I'll go check the fiero store to see if they have it. If not what is the sensor called exactly? Just so when I go to look it up I don't end up with the wrong one again lol
Yes above is "new style" ECM sensor and not light/gauge sender. New plug is much better @ keeping water out. Plus/Worse contented that way may have fried the part. Put the tip in water w/ thermometer and check chart See my Cave, Sensors Quick Ref
TFW parts are gauge/light sender. pins go to resistor or switch and ground thru case.
Put away the ray-guns and use one of these as a test tool. It's new and direct and doesn't need to send the results thru an engine wire harness that may be iffy. I keep one on the shelf. Prices and quality vary. Stay away from ones with just 3 colors on the scale and no temp numbers whatsoever.
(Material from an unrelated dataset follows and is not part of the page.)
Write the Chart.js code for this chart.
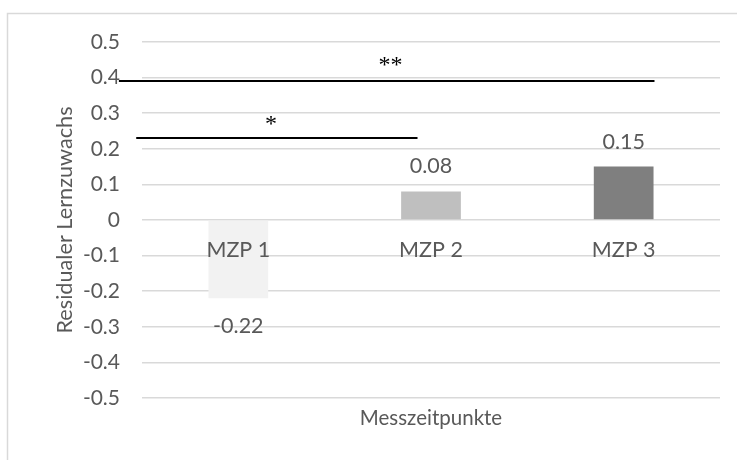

------------------ "Kilgore Trout once wrote a short story which was a dialogue between two pieces of yeast. They were discussing the possible purposes of life as they ate sugar and suffocated in their own excrement. Because of their limited intelligence, they never came close to guessing that they were making champagne." - Kurt Vonnegut
[This message has been edited by Spoon (edited 08-05-2022).]
To answer your question, where is the one you have now supposed to go. It is the ECM temp sensor - Listed at the Coolant Temperature Sensor in this pic. It only goes to the ECM and has nothing to do with the gauge. And as stated before, the sensor is not electrically the same as the temperature gauge sender.
Hey so I finally got enough money for all the parts y'all said to get and it works! Sorry it took forever to get the parts, test them and let y'all know how it went but that's life, right?
Got one of those mechanical sensors you were talking about, Spoon. It read the same as the gauge in the dash so it's all good!